Increasingly, people taking walks (even nature walks) will be on their phones or their music players, ear buds in place, quite cut off from the subtle sounds of the world and nature around them. A busy city street corner is a discordant symphony of sounds; emergency vehicle sirens, autos, buses and trucks, people talking, perhaps construction, the sounds of civilization. It seems that everywhere, the sounds of modern life drown out nature, and all this sound drowns out our own nature, always there, but forgotten and overlooked in the life of a modern person. This leads to agitation and agitation leads to anxiety and disquiet, and anxiety and disquiet is one way of looking at what Buddhism means when it speaks of suffering.
In accounts of people from nature-based cultures coming to cities in “civilization” there is a consistent report of being overwhelmed by the noise. One particular account is of a Native-American in the early 19th century having traveled to Washington D.C. for a treaty negotiation lamenting upon his return to his village that the noise was so terrible that he feared he would never be able to “dream” again. This, for a traditional Native American of the old ways was a disaster, for “dreaming” was a state of consciousness where the world revealed itself at a deeper level than what is seen, heard and thought at the level of the conventional senses.

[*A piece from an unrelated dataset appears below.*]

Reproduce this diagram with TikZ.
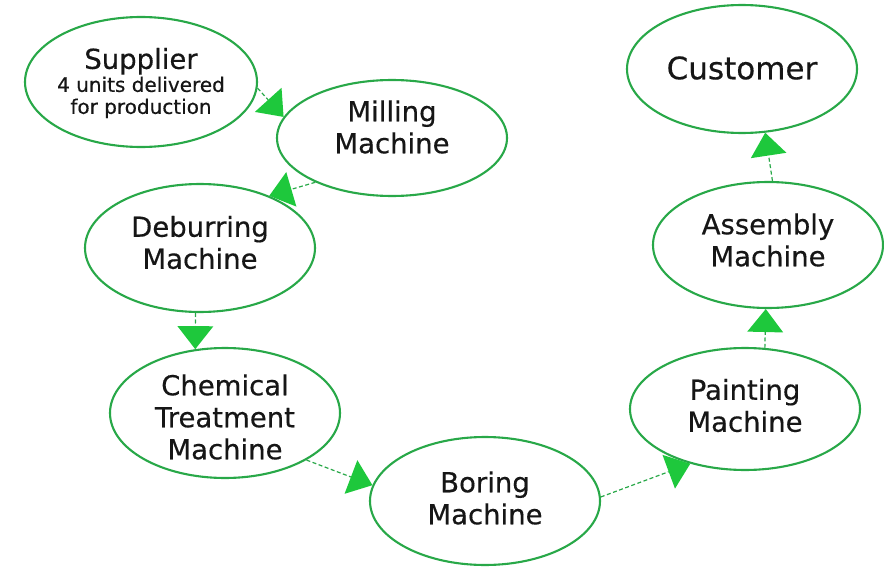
\documentclass[tikz,border=0pt]{standalone}
\usepackage{fontspec}
\setmainfont[FakeBold=0.4]{DejaVu Sans}
\usetikzlibrary{shapes.geometric,arrows.meta}
\definecolor{rimgreen}{RGB}{40,168,72}
\definecolor{tipgreen}{RGB}{30,200,60}
\definecolor{inkgray}{RGB}{22,22,22}
\tikzset{
  station/.style={ellipse, draw=rimgreen, line width=2.1pt, fill=white, inner sep=0pt},
  caption/.style={align=center, text=inkgray, inner sep=0pt,
    font=\fontsize{27.5}{32}\selectfont},
  flow/.style={draw=rimgreen, line width=1.2pt, dash pattern=on 4pt off 2.5pt,
    -{Triangle[length=23pt,width=36pt,color=tipgreen,fill=tipgreen,line width=0pt,sep=0pt]}}
}
\begin{document}
\begin{tikzpicture}[x=1pt,y=-1pt]
  \useasboundingbox (0,0) rectangle (884,578);

  % stations along the production route
  \node[station, minimum width=232pt, minimum height=130pt] (sup) at (141,82) {};
  \node[station, minimum width=230pt, minimum height=116pt] (mill) at (392,138) {};
  \node[station, minimum width=230pt, minimum height=128pt] (deb) at (200,248) {};
  \node[station, minimum width=230pt, minimum height=130pt] (chem) at (225,413) {};
  \node[station, minimum width=230pt, minimum height=128pt] (bore) at (485,501) {};
  \node[station, minimum width=230pt, minimum height=122pt] (paint) at (745,409) {};
  \node[station, minimum width=230pt, minimum height=126pt] (asm) at (768,245) {};
  \node[station, minimum width=230pt, minimum height=128pt] (cust) at (742,69) {};

  % station captions
  \node[caption] (sup-t) at ([yshift=-1pt]sup.center)
    {Supplier\\[-9pt]{\fontsize{20}{22}\selectfont 4 units delivered}\\[-10pt]{\fontsize{20}{22}\selectfont for production}};
  \node[caption] (mill-t) at ([yshift=11pt]mill.center) {Milling\\Machine};
  \node[caption] (deb-t) at ([yshift=5.5pt]deb.center) {Deburring\\Machine};
  \node[caption] (chem-t) at ([yshift=-4pt]chem.center) {Chemical\\Treatment\\Machine};
  \node[caption] (bore-t) at ([yshift=3pt]bore.center) {Boring\\Machine};
  \node[caption] (paint-t) at ([yshift=3.5pt]paint.center) {Painting\\Machine};
  \node[caption] (asm-t) at ([yshift=5pt]asm.center) {Assembly\\Machine};
  \node[caption, font=\fontsize{31}{36}\selectfont] (cust-t) at ([yshift=1pt]cust.center) {Customer};

  % material flow
  \draw[flow] (sup.-3)    -- (mill.169);
  \draw[flow] (mill.210)  -- (deb.37);
  \draw[flow] (deb.-94.5) -- (chem.115);
  \draw[flow] (chem.-30)  -- (bore.172);
  \draw[flow] (bore.2)    -- (paint.225);
  \draw[flow] (paint.72)  -- (asm.-92.7);
  \draw[flow] (asm.86)    -- (cust.-70);
\end{tikzpicture}
\end{document}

“Dreaming” is not the dualistic world where a human is separate from other humans, from animals and the natural world in an organization of linear time, where space is just empty, functioning as an agent of separation; it is the non-dualistic, non-linear realm of energetic consciousness connecting all that is. In this realm, time and space are non-linear, so prophecy and remote-viewing are possible. Individuality is relative so that a person can be both human and a spirit-animal, see through another’s eyes, and be available to the wisdom of nature, and space is a field of energy connecting objects that have energy patterns and signatures that give them unique properties and powers.
Entering the “dream” realm can occur both while asleep and awake and to lose this capacity was to be banished from the world more real to a traditional Native American, Australian Aborigine, or African Bushman than what we moderns experience as real. The gate to this realm is the silent mind beneath the cacophony of what we moderns mistake for the limits of mind in its constant noise of sensation, thought and emotion. It is also the silent realm of nature, the vast background of energetic and vibrant stillness out of which all life activity arises. This silent realm is consciousness which gives rise to all that is. Individualized it is awareness and it is the field of potential behind and beneath the arising of all sense experience and thought.

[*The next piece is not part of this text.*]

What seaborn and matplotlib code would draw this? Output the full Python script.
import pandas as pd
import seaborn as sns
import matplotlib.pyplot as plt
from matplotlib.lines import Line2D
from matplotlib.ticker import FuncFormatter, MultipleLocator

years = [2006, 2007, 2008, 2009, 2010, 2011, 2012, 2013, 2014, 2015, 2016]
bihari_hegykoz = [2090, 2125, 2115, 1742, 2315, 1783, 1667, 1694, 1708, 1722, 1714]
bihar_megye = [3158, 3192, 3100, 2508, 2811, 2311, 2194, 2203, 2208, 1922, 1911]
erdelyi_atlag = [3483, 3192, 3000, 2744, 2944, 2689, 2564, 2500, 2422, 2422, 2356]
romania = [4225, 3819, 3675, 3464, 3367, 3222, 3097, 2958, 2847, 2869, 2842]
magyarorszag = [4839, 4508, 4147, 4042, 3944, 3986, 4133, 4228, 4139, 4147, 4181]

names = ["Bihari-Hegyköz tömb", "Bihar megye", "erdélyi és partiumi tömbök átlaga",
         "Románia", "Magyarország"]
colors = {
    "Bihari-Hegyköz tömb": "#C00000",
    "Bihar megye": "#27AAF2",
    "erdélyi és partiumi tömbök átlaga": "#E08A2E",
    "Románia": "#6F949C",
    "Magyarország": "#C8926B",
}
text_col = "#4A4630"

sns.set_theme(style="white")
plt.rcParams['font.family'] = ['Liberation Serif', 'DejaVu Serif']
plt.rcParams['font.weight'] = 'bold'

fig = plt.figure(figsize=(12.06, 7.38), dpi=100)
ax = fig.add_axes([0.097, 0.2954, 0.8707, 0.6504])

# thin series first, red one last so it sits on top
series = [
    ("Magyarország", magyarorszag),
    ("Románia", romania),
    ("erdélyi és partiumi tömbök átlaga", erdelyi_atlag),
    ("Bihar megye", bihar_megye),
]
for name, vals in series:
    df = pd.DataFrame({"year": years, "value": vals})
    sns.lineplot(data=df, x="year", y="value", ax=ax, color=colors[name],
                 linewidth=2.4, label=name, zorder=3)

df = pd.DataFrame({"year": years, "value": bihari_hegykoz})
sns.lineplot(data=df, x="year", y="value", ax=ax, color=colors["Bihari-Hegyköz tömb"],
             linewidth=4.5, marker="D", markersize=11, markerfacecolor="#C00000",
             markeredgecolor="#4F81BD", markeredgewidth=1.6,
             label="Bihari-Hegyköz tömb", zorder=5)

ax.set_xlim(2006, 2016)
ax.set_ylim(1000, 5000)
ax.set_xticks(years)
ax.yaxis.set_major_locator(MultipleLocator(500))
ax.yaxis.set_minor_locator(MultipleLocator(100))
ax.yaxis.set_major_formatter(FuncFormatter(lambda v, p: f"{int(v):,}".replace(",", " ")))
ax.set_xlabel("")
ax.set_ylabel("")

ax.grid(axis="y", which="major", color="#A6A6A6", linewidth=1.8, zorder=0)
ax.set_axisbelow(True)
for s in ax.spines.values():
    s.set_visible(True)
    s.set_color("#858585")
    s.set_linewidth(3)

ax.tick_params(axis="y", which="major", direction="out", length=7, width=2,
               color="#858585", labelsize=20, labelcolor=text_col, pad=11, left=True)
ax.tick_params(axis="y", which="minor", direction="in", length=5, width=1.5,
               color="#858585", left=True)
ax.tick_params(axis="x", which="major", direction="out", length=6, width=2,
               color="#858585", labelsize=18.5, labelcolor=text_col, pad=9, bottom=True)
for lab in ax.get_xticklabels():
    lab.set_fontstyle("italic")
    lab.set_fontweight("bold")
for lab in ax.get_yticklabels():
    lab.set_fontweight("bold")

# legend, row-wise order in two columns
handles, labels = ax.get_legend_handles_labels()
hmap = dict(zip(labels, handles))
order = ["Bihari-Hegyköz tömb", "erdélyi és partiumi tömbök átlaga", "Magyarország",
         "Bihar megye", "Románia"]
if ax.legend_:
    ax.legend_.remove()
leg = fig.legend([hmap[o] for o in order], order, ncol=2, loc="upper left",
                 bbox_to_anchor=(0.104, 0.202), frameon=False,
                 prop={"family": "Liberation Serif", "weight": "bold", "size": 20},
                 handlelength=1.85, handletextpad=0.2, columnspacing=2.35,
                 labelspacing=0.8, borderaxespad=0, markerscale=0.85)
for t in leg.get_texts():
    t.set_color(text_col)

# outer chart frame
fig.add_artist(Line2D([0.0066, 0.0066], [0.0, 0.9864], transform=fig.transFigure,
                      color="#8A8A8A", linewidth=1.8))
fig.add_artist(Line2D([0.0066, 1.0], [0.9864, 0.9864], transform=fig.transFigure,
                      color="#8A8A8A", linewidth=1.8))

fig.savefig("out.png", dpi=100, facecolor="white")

When directed to identify mind in our culture, we will identify thought, which is the mind talking to itself. When we are directed to identify ourselves at our most basic level and experience, we will identify our experience of thought and emotion. When directed to identify our purpose it will be to leave our mark, in a sense, make some noise so that our presence in this world is noted. Silence is nothing – it is an absence of anything. In silence, we think we are nobody to the world, so that even when we are externally silent, we are making noise internally, telling ourselves the story of “me.” But this is only who we think we are. Wisdom traditions from cultures all around the world and through time tell us that this is a misidentification of catastrophic error.
The greatest Zen koan is the most basic question: “Who are you?” And the Zen tradition tells us that this inquiry must be approached with a silent mind – or at least, for the novice to meditation, the attempt to achieve a silent mind through enforced physical silence and stillness. There you sit, watching the activity of your mind. How long will it take to realize you are not the activity of the mind, the restless, repetitive jabbering? Return to the sentence that says “There you sit, watching the activity of your mind.” Who is this “you?” Who is watching the activity of the mind? YOU! You, the silent awareness that is witness to the restless, repetitive jabbering. YOU!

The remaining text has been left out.